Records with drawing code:
▬▬▬

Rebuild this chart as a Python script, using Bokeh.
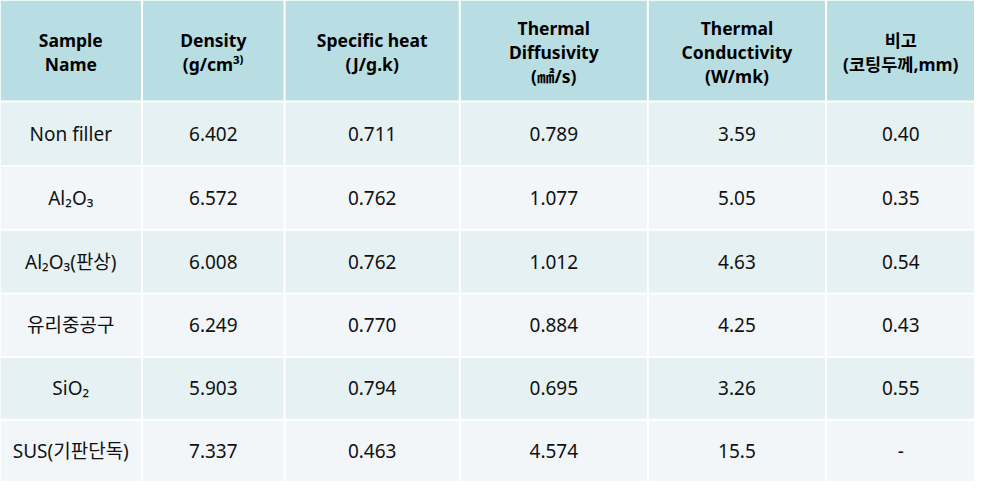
from bokeh.plotting import figure
from bokeh.models import Range1d
from bokeh.core.properties import value
from bokeh.embed import file_html
from bokeh.resources import INLINE

# ---- data ----
headers = ["Sample\nName", "Density\n(g/cm³⁾", "Specific heat\n(J/g.k)",
           "Thermal\nDiffusivity\n(㎟/s)", "Thermal\nConductivity\n(W/mk)", "비고\n(코팅두께,mm)"]
samples = ["Non filler", "Al₂O₃", "Al₂O₃(판상)", "유리중공구", "SiO₂", "SUS(기판단독)"]
density = ["6.402", "6.572", "6.008", "6.249", "5.903", "7.337"]
specific_heat = ["0.711", "0.762", "0.762", "0.770", "0.794", "0.463"]
diffusivity = ["0.789", "1.077", "1.012", "0.884", "0.695", "4.574"]
conductivity = ["3.59", "5.05", "4.63", "4.25", "3.26", "15.5"]
remarks = ["0.40", "0.35", "0.54", "0.43", "0.55", "-"]

columns = [samples, density, specific_heat, diffusivity, conductivity, remarks]

# ---- layout (pixel grid of the table) ----
col_edges = [(3, 145), (147, 289), (291, 466), (468, 656), (658, 836), (838, 987)]
head_edge = (4, 106)
row_edges = [(108, 172), (174, 237), (239, 302), (304, 367), (369, 431), (433, 495)]

HEAD_COLOR = "#b8dee3"
ODD_COLOR = "#e6f1f3"
EVEN_COLOR = "#f2f6f9"
FONT = "Noto Sans, Noto Sans CJK KR"

p = figure(width=974, height=481, output_backend="svg", toolbar_location=None,
           x_range=Range1d(3, 987), y_range=Range1d(495, 4),
           min_border=0, min_border_left=0, min_border_right=0,
           min_border_top=0, min_border_bottom=0)
p.axis.visible = False
p.grid.visible = False
p.outline_line_color = None
p.background_fill_color = "white"
p.border_fill_color = "white"

# cells
L, R, T, B, C = [], [], [], [], []
for (l, r) in col_edges:
    L.append(l); R.append(r); T.append(head_edge[0]); B.append(head_edge[1]); C.append(HEAD_COLOR)
for i, (t, b) in enumerate(row_edges):
    for (l, r) in col_edges:
        L.append(l); R.append(r); T.append(t); B.append(b)
        C.append(ODD_COLOR if i % 2 == 0 else EVEN_COLOR)
p.quad(left=L, right=R, top=T, bottom=B, fill_color=C, line_color=None)

# header texts
hx = [(l + r) / 2 for (l, r) in col_edges]
hy = [(head_edge[0] + head_edge[1]) / 2 + 2] * len(headers)
p.text(x=hx, y=hy, text=headers, text_align="center", text_baseline="middle",
       text_font=value(FONT), text_font_size="17.5px", text_font_style="bold",
       text_color="#000000", text_line_height=1.0)

# body texts
bx, by, bt = [], [], []
for ci, col in enumerate(columns):
    cx = (col_edges[ci][0] + col_edges[ci][1]) / 2
    for ri, v in enumerate(col):
        bx.append(cx)
        by.append((row_edges[ri][0] + row_edges[ri][1]) / 2)
        bt.append(v)
p.text(x=bx, y=by, text=bt, text_align="center", text_baseline="middle",
       text_font=value(FONT), text_font_size="19px", text_color="#111111")

open("out.html", "w").write(file_html(p, INLINE))
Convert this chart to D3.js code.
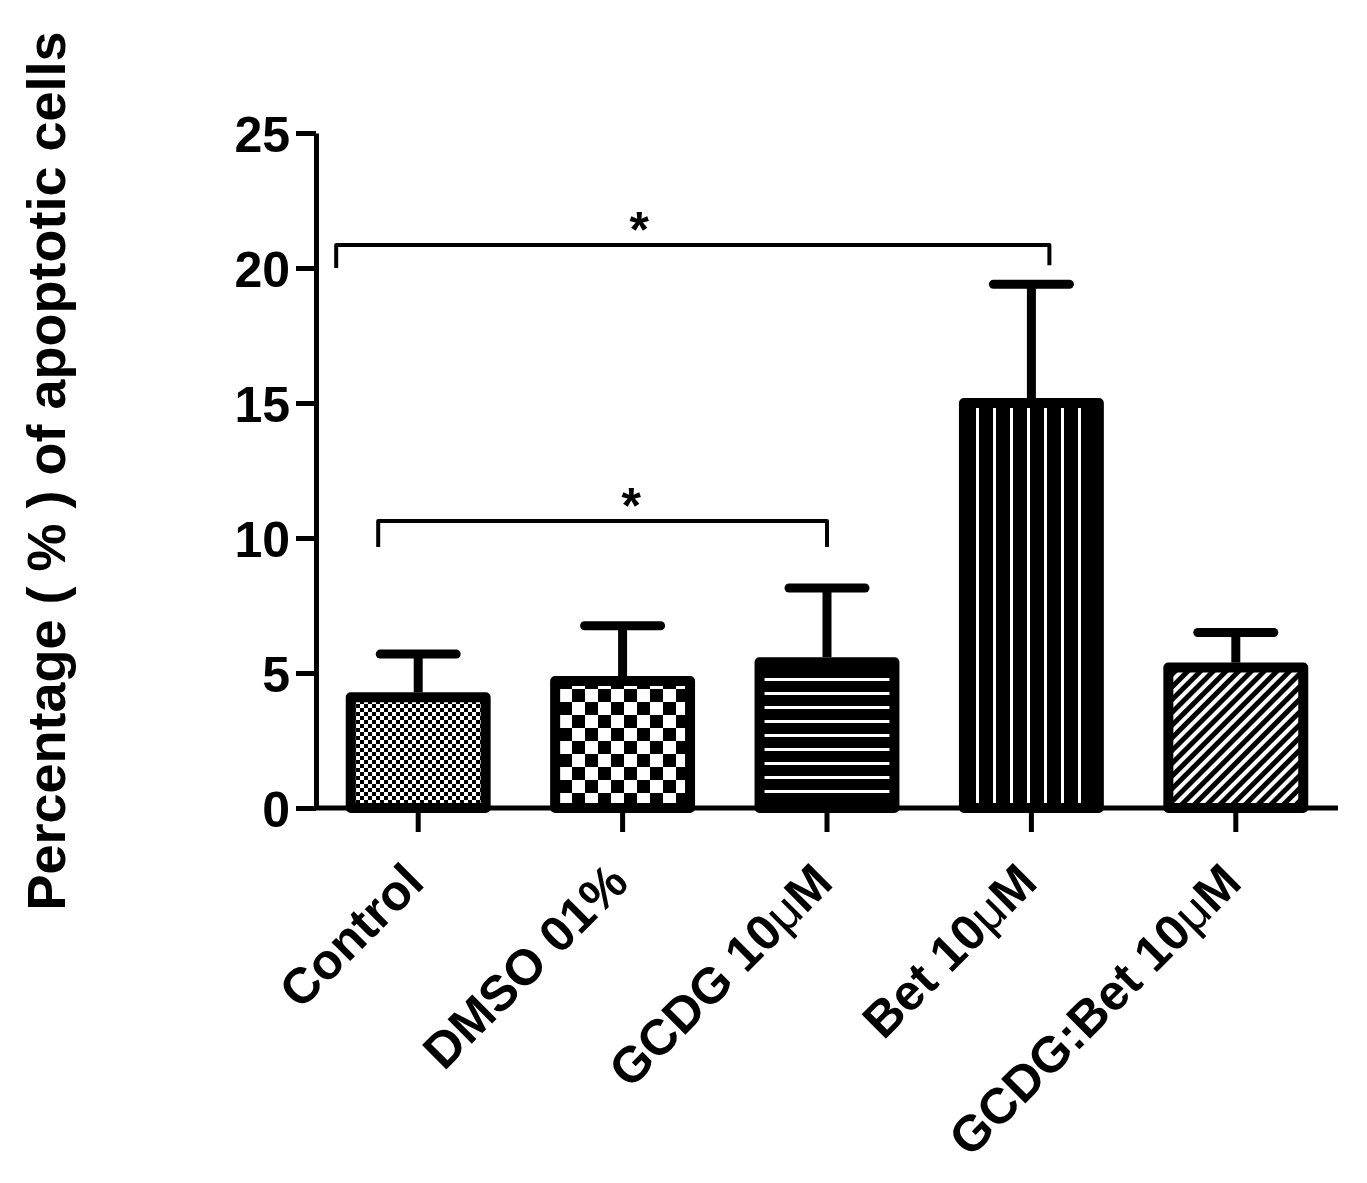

▬▬▬

What you have to do: Every line above should be returned exactly; the pictures stay out.

Full output:
Rebuild this chart as a Python script, using Bokeh.
from bokeh.plotting import figure
from bokeh.models import Range1d
from bokeh.core.properties import value
from bokeh.embed import file_html
from bokeh.resources import INLINE

# ---- data ----
headers = ["Sample\nName", "Density\n(g/cm³⁾", "Specific heat\n(J/g.k)",
           "Thermal\nDiffusivity\n(㎟/s)", "Thermal\nConductivity\n(W/mk)", "비고\n(코팅두께,mm)"]
samples = ["Non filler", "Al₂O₃", "Al₂O₃(판상)", "유리중공구", "SiO₂", "SUS(기판단독)"]
density = ["6.402", "6.572", "6.008", "6.249", "5.903", "7.337"]
specific_heat = ["0.711", "0.762", "0.762", "0.770", "0.794", "0.463"]
diffusivity = ["0.789", "1.077", "1.012", "0.884", "0.695", "4.574"]
conductivity = ["3.59", "5.05", "4.63", "4.25", "3.26", "15.5"]
remarks = ["0.40", "0.35", "0.54", "0.43", "0.55", "-"]

columns = [samples, density, specific_heat, diffusivity, conductivity, remarks]

# ---- layout (pixel grid of the table) ----
col_edges = [(3, 145), (147, 289), (291, 466), (468, 656), (658, 836), (838, 987)]
head_edge = (4, 106)
row_edges = [(108, 172), (174, 237), (239, 302), (304, 367), (369, 431), (433, 495)]

HEAD_COLOR = "#b8dee3"
ODD_COLOR = "#e6f1f3"
EVEN_COLOR = "#f2f6f9"
FONT = "Noto Sans, Noto Sans CJK KR"

p = figure(width=974, height=481, output_backend="svg", toolbar_location=None,
           x_range=Range1d(3, 987), y_range=Range1d(495, 4),
           min_border=0, min_border_left=0, min_border_right=0,
           min_border_top=0, min_border_bottom=0)
p.axis.visible = False
p.grid.visible = False
p.outline_line_color = None
p.background_fill_color = "white"
p.border_fill_color = "white"

# cells
L, R, T, B, C = [], [], [], [], []
for (l, r) in col_edges:
    L.append(l); R.append(r); T.append(head_edge[0]); B.append(head_edge[1]); C.append(HEAD_COLOR)
for i, (t, b) in enumerate(row_edges):
    for (l, r) in col_edges:
        L.append(l); R.append(r); T.append(t); B.append(b)
        C.append(ODD_COLOR if i % 2 == 0 else EVEN_COLOR)
p.quad(left=L, right=R, top=T, bottom=B, fill_color=C, line_color=None)

# header texts
hx = [(l + r) / 2 for (l, r) in col_edges]
hy = [(head_edge[0] + head_edge[1]) / 2 + 2] * len(headers)
p.text(x=hx, y=hy, text=headers, text_align="center", text_baseline="middle",
       text_font=value(FONT), text_font_size="17.5px", text_font_style="bold",
       text_color="#000000", text_line_height=1.0)

# body texts
bx, by, bt = [], [], []
for ci, col in enumerate(columns):
    cx = (col_edges[ci][0] + col_edges[ci][1]) / 2
    for ri, v in enumerate(col):
        bx.append(cx)
        by.append((row_edges[ri][0] + row_edges[ri][1]) / 2)
        bt.append(v)
p.text(x=bx, y=by, text=bt, text_align="center", text_baseline="middle",
       text_font=value(FONT), text_font_size="19px", text_color="#111111")

open("out.html", "w").write(file_html(p, INLINE))
Convert this chart to D3.js code.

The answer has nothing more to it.